We bring to Jesus all of our woundedness; personal, communal and systemic, and Jesus sees us, touches us and makes us whole. As seminarian Paisley LeRoy said in Bible study this week “The thing about the resurrected Jesus is that he still had scars. Typical sermons around this story revolve around Thomas’ “doubt” and it’s too often turned into a story to shame those who may lack belief. But I think the more important aspect of this story is the fact that Jesus is still wounded. Jesus is not cured of his ailments but is risen, despite – and, in spite – of his scars.” We might expect the Risen One to be perfect—no  scars, no wounds—yet  the risen and wounded Christ is with us and knows our deepest woundedness. Healing happens, even if the scars never fade away. Our scars tell part of the story of who we are, what has mattered to us, what has happened to us, the risks we’ve taken.
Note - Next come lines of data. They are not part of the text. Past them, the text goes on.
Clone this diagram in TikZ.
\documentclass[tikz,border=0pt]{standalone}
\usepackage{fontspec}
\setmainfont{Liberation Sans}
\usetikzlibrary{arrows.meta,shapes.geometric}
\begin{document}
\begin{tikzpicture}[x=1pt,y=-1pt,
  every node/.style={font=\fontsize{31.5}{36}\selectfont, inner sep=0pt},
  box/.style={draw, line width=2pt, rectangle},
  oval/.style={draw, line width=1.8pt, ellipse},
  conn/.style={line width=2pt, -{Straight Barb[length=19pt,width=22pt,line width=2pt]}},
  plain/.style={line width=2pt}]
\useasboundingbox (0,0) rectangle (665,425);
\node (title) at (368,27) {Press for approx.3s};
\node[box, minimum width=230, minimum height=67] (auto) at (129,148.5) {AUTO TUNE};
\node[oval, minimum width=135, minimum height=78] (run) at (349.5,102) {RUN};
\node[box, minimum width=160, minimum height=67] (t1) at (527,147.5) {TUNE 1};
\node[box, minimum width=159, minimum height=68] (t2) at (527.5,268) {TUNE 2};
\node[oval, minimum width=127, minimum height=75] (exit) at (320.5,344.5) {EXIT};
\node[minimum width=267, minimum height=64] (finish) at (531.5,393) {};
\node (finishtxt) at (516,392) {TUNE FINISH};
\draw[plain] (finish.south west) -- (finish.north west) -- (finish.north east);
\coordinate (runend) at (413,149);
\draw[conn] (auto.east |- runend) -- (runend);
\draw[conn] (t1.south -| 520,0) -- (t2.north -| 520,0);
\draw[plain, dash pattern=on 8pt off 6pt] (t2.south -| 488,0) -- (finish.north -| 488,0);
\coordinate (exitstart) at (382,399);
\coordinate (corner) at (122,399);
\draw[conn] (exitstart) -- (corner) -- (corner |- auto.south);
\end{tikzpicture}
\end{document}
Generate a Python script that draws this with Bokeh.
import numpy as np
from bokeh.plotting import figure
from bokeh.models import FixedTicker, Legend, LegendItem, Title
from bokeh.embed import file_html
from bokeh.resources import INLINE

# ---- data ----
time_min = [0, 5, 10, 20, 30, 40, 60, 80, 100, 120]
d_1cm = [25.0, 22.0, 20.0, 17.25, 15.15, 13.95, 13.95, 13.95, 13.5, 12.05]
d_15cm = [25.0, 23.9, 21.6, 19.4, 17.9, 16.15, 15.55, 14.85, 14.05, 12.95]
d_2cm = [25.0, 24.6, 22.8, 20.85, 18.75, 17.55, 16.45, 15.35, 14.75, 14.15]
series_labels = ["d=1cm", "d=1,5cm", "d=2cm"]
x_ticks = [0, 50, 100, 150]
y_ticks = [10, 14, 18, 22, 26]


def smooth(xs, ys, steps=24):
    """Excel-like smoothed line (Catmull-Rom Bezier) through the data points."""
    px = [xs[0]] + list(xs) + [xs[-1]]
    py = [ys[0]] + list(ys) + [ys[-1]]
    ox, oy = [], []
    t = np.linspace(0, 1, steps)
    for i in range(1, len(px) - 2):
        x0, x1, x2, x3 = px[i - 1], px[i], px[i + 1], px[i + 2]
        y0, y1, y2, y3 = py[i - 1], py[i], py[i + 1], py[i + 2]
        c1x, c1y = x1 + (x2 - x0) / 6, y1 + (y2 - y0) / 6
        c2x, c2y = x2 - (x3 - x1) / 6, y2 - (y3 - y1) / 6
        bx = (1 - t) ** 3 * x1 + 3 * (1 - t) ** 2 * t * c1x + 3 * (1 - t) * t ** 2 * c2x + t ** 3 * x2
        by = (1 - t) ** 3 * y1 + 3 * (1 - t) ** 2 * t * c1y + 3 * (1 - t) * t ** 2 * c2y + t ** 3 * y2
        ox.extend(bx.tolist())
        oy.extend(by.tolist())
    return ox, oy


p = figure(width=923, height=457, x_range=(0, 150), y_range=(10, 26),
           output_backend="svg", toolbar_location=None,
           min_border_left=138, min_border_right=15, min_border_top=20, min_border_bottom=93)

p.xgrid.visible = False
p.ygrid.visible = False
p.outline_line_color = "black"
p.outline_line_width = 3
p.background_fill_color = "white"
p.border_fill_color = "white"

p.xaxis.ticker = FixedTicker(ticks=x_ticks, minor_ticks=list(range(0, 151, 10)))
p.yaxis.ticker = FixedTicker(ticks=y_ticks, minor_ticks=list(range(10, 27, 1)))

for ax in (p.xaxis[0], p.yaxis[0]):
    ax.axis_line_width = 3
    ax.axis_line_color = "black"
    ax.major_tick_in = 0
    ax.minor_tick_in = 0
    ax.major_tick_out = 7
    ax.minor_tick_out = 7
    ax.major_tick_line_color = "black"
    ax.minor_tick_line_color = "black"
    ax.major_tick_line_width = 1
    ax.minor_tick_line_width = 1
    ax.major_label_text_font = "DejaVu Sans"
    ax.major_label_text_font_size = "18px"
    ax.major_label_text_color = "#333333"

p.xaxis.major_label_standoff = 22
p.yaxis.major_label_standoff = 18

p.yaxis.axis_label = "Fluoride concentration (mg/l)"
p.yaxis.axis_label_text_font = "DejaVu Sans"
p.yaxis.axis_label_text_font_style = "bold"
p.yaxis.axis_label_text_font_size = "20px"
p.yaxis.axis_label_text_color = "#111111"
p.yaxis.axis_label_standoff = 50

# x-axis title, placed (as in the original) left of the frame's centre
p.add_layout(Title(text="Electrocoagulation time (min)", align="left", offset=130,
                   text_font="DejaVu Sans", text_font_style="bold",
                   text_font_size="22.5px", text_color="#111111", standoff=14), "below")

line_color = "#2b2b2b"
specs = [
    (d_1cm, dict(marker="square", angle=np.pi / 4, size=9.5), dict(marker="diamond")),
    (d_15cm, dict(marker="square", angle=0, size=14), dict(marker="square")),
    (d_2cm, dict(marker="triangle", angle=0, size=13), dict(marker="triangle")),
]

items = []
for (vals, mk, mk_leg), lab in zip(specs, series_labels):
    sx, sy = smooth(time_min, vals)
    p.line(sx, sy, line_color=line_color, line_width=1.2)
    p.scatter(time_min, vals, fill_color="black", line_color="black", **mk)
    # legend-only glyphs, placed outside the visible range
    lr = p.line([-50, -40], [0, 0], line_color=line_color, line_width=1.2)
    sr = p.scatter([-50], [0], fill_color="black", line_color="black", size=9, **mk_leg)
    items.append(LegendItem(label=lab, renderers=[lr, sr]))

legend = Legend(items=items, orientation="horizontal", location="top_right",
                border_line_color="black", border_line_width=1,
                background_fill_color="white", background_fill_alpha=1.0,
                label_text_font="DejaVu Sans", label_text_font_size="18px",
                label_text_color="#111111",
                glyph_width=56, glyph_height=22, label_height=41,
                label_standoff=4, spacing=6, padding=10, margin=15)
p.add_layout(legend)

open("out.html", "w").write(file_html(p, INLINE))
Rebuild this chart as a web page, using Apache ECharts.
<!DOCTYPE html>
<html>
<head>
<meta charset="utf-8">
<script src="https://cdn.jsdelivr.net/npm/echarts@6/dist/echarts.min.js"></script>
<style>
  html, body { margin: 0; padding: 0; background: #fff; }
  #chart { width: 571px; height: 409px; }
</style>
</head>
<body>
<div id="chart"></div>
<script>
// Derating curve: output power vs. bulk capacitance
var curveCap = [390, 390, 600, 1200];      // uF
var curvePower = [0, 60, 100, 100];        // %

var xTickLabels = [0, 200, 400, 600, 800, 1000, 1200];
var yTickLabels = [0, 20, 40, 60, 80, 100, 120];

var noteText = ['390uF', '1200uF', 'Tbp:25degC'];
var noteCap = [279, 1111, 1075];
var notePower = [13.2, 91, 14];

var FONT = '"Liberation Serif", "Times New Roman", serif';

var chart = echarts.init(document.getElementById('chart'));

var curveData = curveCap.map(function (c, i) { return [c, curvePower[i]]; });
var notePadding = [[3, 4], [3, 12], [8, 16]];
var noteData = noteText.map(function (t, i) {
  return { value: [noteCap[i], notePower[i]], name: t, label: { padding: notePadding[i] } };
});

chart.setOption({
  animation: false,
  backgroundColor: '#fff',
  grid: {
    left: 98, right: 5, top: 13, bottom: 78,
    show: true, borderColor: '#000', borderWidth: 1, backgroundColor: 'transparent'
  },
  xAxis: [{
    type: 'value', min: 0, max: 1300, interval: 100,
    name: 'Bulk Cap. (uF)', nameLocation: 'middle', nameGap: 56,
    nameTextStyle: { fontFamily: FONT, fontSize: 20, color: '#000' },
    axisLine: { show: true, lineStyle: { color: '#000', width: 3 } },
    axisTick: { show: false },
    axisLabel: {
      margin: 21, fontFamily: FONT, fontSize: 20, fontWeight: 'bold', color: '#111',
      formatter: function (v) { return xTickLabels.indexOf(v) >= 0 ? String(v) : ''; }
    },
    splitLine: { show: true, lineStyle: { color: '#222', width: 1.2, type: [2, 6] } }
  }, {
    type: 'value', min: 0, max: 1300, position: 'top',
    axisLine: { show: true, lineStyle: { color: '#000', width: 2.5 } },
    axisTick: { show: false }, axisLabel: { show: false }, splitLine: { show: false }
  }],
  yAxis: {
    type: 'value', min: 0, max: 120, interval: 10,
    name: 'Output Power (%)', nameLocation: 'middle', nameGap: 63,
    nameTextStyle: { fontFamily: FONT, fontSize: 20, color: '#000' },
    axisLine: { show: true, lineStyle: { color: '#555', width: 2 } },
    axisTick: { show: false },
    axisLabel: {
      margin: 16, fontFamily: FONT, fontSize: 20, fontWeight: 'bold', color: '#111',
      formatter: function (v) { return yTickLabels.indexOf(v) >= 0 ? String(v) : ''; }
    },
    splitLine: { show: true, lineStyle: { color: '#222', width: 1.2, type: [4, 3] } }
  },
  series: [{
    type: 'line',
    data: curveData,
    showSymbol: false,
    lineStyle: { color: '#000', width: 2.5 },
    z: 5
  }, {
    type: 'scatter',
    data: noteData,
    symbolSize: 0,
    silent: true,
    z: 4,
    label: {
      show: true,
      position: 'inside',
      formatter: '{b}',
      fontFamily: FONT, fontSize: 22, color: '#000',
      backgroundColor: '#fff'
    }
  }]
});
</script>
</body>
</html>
The risen Christ comes to us with outstretched and wounded hands, saying, “Peace be with you.”And this is the beginning of our resurrected life: when we hear and actually take in how much God loves us and how completely we are forgiven and set free to live a new life.

Unlike the disciples in today’s story, we don’t want to huddle in fear. We want to step out together as the Body of Christ and to greet the future with Christ’s love and peace. Whatever our doubts may be, wherever we’re holding back, Jesus invites us today to open ourselves to the gift of his forgiveness and to his energizing Spirit. Jesus has faith in us, and in what we can do in his name.

“Reach out your hand,” Jesus says to Thomas, and to all of us. There is so much healing that we can do, so much power to reconcile that God has given us, so much life that we can help bring forth. The Risen Christ has given us everything we need. Today in this Eucharist we stretch out our hands to receive the body and blood of Christ, just as Thomas stretched out his hands to touch Christ’s wounds. May we open ourselves to receive the love that is stronger than death, the love will never let us go. And may we embody that love to the world around us.